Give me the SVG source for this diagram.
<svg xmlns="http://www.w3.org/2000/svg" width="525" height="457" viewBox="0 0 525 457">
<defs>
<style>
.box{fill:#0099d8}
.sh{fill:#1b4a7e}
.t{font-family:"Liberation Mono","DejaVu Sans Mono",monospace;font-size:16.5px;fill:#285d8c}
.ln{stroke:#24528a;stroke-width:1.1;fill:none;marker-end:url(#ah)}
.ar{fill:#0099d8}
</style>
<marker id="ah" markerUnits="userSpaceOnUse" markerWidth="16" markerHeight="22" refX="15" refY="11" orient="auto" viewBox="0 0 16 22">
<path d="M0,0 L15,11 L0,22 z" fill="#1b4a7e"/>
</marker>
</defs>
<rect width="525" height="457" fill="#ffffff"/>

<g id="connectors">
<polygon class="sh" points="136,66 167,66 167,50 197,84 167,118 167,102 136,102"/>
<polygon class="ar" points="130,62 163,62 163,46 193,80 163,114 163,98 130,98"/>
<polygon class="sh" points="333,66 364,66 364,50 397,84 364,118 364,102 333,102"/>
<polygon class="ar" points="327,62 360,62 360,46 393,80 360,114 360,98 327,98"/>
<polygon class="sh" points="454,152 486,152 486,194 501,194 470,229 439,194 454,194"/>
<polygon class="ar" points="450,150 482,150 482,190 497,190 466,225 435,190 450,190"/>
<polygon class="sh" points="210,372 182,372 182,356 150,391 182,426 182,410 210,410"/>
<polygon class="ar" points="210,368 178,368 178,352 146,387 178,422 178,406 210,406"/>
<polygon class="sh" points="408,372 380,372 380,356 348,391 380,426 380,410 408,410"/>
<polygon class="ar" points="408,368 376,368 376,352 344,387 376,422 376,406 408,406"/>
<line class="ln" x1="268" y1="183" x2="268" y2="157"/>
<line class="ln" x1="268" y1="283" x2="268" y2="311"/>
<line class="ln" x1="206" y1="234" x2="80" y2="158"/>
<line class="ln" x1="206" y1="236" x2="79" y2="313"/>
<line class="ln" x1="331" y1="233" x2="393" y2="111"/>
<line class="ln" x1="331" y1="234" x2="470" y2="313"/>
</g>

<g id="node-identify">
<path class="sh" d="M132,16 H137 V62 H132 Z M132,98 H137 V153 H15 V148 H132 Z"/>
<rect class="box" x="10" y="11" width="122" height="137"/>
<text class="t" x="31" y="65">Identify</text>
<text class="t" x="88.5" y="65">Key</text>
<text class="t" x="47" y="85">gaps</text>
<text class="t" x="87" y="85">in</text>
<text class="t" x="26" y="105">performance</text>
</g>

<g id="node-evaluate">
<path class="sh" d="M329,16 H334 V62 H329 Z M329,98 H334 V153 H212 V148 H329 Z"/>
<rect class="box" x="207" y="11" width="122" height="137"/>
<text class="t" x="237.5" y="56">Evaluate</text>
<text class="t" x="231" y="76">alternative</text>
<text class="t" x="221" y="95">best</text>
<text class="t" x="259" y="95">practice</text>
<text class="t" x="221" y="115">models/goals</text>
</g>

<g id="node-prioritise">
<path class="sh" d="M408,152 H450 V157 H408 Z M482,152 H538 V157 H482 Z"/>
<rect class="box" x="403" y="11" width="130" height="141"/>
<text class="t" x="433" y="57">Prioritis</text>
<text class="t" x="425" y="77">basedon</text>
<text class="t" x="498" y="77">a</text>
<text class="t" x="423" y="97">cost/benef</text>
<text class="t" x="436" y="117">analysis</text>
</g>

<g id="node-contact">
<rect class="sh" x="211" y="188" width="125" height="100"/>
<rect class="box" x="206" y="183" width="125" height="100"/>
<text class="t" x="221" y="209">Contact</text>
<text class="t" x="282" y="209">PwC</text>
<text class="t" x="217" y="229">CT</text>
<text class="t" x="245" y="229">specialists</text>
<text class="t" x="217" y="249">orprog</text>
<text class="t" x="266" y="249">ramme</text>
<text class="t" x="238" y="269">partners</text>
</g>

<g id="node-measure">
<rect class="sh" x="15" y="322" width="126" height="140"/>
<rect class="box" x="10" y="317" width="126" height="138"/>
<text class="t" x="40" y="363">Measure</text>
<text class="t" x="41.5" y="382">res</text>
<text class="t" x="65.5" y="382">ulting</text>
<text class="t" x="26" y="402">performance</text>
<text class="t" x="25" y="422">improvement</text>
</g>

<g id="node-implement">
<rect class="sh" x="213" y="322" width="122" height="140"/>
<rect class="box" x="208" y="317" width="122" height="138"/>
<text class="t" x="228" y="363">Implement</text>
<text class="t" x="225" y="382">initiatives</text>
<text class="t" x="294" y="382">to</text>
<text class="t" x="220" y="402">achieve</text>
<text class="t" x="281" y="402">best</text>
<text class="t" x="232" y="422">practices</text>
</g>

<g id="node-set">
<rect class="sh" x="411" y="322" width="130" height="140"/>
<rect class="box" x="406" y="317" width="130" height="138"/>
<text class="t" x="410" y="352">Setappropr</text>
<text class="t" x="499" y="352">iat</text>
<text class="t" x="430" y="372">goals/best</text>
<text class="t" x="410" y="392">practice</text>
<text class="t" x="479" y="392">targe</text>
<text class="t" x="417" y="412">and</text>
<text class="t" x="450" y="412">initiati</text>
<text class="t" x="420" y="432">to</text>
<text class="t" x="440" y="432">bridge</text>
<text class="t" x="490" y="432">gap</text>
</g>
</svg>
-----
▶ _What to produce_
Transcribe the material exactly as it reads.

▶ _Answer to this exercise_
Give me the SVG source for this diagram.
<svg xmlns="http://www.w3.org/2000/svg" width="525" height="457" viewBox="0 0 525 457">
<defs>
<style>
.box{fill:#0099d8}
.sh{fill:#1b4a7e}
.t{font-family:"Liberation Mono","DejaVu Sans Mono",monospace;font-size:16.5px;fill:#285d8c}
.ln{stroke:#24528a;stroke-width:1.1;fill:none;marker-end:url(#ah)}
.ar{fill:#0099d8}
</style>
<marker id="ah" markerUnits="userSpaceOnUse" markerWidth="16" markerHeight="22" refX="15" refY="11" orient="auto" viewBox="0 0 16 22">
<path d="M0,0 L15,11 L0,22 z" fill="#1b4a7e"/>
</marker>
</defs>
<rect width="525" height="457" fill="#ffffff"/>

<g id="connectors">
<polygon class="sh" points="136,66 167,66 167,50 197,84 167,118 167,102 136,102"/>
<polygon class="ar" points="130,62 163,62 163,46 193,80 163,114 163,98 130,98"/>
<polygon class="sh" points="333,66 364,66 364,50 397,84 364,118 364,102 333,102"/>
<polygon class="ar" points="327,62 360,62 360,46 393,80 360,114 360,98 327,98"/>
<polygon class="sh" points="454,152 486,152 486,194 501,194 470,229 439,194 454,194"/>
<polygon class="ar" points="450,150 482,150 482,190 497,190 466,225 435,190 450,190"/>
<polygon class="sh" points="210,372 182,372 182,356 150,391 182,426 182,410 210,410"/>
<polygon class="ar" points="210,368 178,368 178,352 146,387 178,422 178,406 210,406"/>
<polygon class="sh" points="408,372 380,372 380,356 348,391 380,426 380,410 408,410"/>
<polygon class="ar" points="408,368 376,368 376,352 344,387 376,422 376,406 408,406"/>
<line class="ln" x1="268" y1="183" x2="268" y2="157"/>
<line class="ln" x1="268" y1="283" x2="268" y2="311"/>
<line class="ln" x1="206" y1="234" x2="80" y2="158"/>
<line class="ln" x1="206" y1="236" x2="79" y2="313"/>
<line class="ln" x1="331" y1="233" x2="393" y2="111"/>
<line class="ln" x1="331" y1="234" x2="470" y2="313"/>
</g>

<g id="node-identify">
<path class="sh" d="M132,16 H137 V62 H132 Z M132,98 H137 V153 H15 V148 H132 Z"/>
<rect class="box" x="10" y="11" width="122" height="137"/>
<text class="t" x="31" y="65">Identify</text>
<text class="t" x="88.5" y="65">Key</text>
<text class="t" x="47" y="85">gaps</text>
<text class="t" x="87" y="85">in</text>
<text class="t" x="26" y="105">performance</text>
</g>

<g id="node-evaluate">
<path class="sh" d="M329,16 H334 V62 H329 Z M329,98 H334 V153 H212 V148 H329 Z"/>
<rect class="box" x="207" y="11" width="122" height="137"/>
<text class="t" x="237.5" y="56">Evaluate</text>
<text class="t" x="231" y="76">alternative</text>
<text class="t" x="221" y="95">best</text>
<text class="t" x="259" y="95">practice</text>
<text class="t" x="221" y="115">models/goals</text>
</g>

<g id="node-prioritise">
<path class="sh" d="M408,152 H450 V157 H408 Z M482,152 H538 V157 H482 Z"/>
<rect class="box" x="403" y="11" width="130" height="141"/>
<text class="t" x="433" y="57">Prioritis</text>
<text class="t" x="425" y="77">basedon</text>
<text class="t" x="498" y="77">a</text>
<text class="t" x="423" y="97">cost/benef</text>
<text class="t" x="436" y="117">analysis</text>
</g>

<g id="node-contact">
<rect class="sh" x="211" y="188" width="125" height="100"/>
<rect class="box" x="206" y="183" width="125" height="100"/>
<text class="t" x="221" y="209">Contact</text>
<text class="t" x="282" y="209">PwC</text>
<text class="t" x="217" y="229">CT</text>
<text class="t" x="245" y="229">specialists</text>
<text class="t" x="217" y="249">orprog</text>
<text class="t" x="266" y="249">ramme</text>
<text class="t" x="238" y="269">partners</text>
</g>

<g id="node-measure">
<rect class="sh" x="15" y="322" width="126" height="140"/>
<rect class="box" x="10" y="317" width="126" height="138"/>
<text class="t" x="40" y="363">Measure</text>
<text class="t" x="41.5" y="382">res</text>
<text class="t" x="65.5" y="382">ulting</text>
<text class="t" x="26" y="402">performance</text>
<text class="t" x="25" y="422">improvement</text>
</g>

<g id="node-implement">
<rect class="sh" x="213" y="322" width="122" height="140"/>
<rect class="box" x="208" y="317" width="122" height="138"/>
<text class="t" x="228" y="363">Implement</text>
<text class="t" x="225" y="382">initiatives</text>
<text class="t" x="294" y="382">to</text>
<text class="t" x="220" y="402">achieve</text>
<text class="t" x="281" y="402">best</text>
<text class="t" x="232" y="422">practices</text>
</g>

<g id="node-set">
<rect class="sh" x="411" y="322" width="130" height="140"/>
<rect class="box" x="406" y="317" width="130" height="138"/>
<text class="t" x="410" y="352">Setappropr</text>
<text class="t" x="499" y="352">iat</text>
<text class="t" x="430" y="372">goals/best</text>
<text class="t" x="410" y="392">practice</text>
<text class="t" x="479" y="392">targe</text>
<text class="t" x="417" y="412">and</text>
<text class="t" x="450" y="412">initiati</text>
<text class="t" x="420" y="432">to</text>
<text class="t" x="440" y="432">bridge</text>
<text class="t" x="490" y="432">gap</text>
</g>
</svg>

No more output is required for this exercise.